REQUIREMENTS
Quote precisely the run of lines opening with the line containing "Clone this chart in Plotly." and closing with the line containing "import plotly.graph_objects as go", and nothing else.

MATERIAL FOR THIS EXERCISE
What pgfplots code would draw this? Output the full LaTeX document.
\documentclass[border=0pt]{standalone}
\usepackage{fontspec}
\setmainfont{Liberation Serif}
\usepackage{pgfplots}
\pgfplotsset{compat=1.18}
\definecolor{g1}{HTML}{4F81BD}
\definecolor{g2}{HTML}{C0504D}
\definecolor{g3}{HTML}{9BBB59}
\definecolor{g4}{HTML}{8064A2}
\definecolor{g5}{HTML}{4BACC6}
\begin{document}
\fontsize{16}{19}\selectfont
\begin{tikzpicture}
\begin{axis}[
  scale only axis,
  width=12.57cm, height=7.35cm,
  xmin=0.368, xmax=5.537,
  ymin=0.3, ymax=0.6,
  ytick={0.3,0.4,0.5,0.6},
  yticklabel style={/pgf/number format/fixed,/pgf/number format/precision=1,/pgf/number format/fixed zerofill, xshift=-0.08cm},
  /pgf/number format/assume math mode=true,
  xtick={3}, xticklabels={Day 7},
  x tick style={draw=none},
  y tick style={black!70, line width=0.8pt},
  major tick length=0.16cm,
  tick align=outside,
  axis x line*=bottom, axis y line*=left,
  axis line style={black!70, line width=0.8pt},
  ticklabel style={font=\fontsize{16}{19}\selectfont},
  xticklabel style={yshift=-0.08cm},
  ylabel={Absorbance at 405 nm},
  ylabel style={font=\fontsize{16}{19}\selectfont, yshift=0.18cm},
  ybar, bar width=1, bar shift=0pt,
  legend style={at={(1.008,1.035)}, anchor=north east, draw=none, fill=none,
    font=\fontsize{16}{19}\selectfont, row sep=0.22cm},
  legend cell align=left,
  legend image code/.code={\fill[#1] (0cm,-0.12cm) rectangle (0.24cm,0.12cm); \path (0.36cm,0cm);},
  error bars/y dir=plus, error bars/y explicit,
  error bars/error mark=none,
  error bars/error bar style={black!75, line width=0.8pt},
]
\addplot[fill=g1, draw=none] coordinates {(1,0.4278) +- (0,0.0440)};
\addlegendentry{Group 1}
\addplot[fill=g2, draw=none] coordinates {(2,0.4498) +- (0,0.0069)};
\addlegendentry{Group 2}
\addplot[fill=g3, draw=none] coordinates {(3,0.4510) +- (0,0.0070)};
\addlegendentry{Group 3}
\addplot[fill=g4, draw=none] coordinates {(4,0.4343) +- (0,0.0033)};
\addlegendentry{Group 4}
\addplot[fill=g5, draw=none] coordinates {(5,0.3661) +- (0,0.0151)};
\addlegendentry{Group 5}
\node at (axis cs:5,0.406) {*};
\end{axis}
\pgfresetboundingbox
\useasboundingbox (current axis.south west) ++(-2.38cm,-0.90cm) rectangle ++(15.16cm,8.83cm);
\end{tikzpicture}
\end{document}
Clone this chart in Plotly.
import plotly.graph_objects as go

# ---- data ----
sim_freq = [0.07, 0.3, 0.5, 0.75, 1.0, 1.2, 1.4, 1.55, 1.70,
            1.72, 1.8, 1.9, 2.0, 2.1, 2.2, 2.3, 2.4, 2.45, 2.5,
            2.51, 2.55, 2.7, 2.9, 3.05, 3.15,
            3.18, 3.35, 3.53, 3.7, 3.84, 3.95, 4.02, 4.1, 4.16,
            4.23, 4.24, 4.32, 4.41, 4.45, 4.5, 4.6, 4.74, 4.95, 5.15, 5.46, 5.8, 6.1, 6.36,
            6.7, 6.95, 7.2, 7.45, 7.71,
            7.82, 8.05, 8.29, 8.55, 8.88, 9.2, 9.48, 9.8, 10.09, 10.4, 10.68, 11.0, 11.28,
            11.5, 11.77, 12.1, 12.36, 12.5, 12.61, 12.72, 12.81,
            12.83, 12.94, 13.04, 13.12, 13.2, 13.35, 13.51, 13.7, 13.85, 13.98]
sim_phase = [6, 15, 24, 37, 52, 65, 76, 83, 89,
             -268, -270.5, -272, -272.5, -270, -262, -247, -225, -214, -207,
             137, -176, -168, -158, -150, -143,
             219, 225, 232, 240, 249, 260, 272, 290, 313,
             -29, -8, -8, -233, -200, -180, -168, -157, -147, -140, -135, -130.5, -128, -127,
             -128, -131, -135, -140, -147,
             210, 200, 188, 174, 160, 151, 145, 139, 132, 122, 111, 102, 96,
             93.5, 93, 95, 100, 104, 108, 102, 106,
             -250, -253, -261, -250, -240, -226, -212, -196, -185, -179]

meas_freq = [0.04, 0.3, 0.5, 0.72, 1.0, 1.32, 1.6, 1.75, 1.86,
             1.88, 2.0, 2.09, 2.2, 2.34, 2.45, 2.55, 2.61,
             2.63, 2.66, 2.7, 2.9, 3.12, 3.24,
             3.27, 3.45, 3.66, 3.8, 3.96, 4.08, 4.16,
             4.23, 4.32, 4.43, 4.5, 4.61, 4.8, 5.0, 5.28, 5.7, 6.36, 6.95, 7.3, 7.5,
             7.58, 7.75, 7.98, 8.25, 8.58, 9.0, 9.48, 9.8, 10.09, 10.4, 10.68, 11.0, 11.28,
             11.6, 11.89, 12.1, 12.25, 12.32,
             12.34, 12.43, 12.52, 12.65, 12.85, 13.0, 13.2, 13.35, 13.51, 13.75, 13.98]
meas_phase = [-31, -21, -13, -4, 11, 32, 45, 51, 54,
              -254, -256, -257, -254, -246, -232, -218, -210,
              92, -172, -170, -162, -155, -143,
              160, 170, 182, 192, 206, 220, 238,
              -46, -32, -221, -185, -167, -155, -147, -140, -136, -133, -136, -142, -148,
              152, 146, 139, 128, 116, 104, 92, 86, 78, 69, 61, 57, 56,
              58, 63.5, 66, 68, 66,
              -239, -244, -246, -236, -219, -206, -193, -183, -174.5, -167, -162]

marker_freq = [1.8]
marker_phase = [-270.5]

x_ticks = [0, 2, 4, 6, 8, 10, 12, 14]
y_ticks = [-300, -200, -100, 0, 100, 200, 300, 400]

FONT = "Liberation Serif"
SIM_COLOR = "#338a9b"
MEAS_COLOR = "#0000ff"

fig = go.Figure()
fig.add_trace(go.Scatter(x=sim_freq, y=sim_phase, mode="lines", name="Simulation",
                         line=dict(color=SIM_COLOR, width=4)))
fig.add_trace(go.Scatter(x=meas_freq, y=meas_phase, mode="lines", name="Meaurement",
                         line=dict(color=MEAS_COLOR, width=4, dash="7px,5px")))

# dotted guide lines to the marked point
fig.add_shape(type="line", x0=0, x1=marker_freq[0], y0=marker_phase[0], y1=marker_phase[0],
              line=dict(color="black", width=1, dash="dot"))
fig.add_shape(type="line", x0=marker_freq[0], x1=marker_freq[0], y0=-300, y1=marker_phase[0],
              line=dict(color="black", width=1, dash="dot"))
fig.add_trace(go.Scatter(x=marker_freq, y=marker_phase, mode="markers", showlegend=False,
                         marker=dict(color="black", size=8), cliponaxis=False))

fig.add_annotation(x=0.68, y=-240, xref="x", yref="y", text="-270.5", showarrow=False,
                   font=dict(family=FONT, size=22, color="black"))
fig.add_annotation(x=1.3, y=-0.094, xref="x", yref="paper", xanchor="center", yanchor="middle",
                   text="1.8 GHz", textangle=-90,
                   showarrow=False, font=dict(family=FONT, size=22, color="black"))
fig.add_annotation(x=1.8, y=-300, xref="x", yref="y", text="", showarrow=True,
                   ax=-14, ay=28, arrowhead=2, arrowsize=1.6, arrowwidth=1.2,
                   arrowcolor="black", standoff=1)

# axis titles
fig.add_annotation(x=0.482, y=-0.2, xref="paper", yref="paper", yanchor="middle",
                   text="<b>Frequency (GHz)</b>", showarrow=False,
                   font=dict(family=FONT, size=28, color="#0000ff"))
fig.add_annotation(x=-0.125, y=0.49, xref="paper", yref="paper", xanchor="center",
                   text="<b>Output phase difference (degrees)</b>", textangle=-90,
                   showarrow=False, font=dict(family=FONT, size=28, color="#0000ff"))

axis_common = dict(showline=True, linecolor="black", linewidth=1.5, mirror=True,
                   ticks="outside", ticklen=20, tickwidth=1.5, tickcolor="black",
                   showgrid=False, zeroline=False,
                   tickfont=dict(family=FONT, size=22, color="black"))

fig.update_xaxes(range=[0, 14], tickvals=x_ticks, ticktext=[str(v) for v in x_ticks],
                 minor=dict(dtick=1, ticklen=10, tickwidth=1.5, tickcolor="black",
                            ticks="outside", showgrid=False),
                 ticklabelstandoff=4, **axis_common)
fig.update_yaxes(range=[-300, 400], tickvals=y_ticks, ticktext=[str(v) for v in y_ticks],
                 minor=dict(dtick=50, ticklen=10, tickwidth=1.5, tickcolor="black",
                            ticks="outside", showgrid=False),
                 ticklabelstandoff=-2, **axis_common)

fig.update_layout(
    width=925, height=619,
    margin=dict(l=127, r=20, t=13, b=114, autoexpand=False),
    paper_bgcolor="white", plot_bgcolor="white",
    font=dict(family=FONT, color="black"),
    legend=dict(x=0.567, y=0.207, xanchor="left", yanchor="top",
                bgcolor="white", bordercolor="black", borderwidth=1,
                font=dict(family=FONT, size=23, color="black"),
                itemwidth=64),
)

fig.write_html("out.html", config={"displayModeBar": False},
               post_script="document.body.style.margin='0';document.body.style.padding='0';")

TASK SOLUTION
Clone this chart in Plotly.
import plotly.graph_objects as go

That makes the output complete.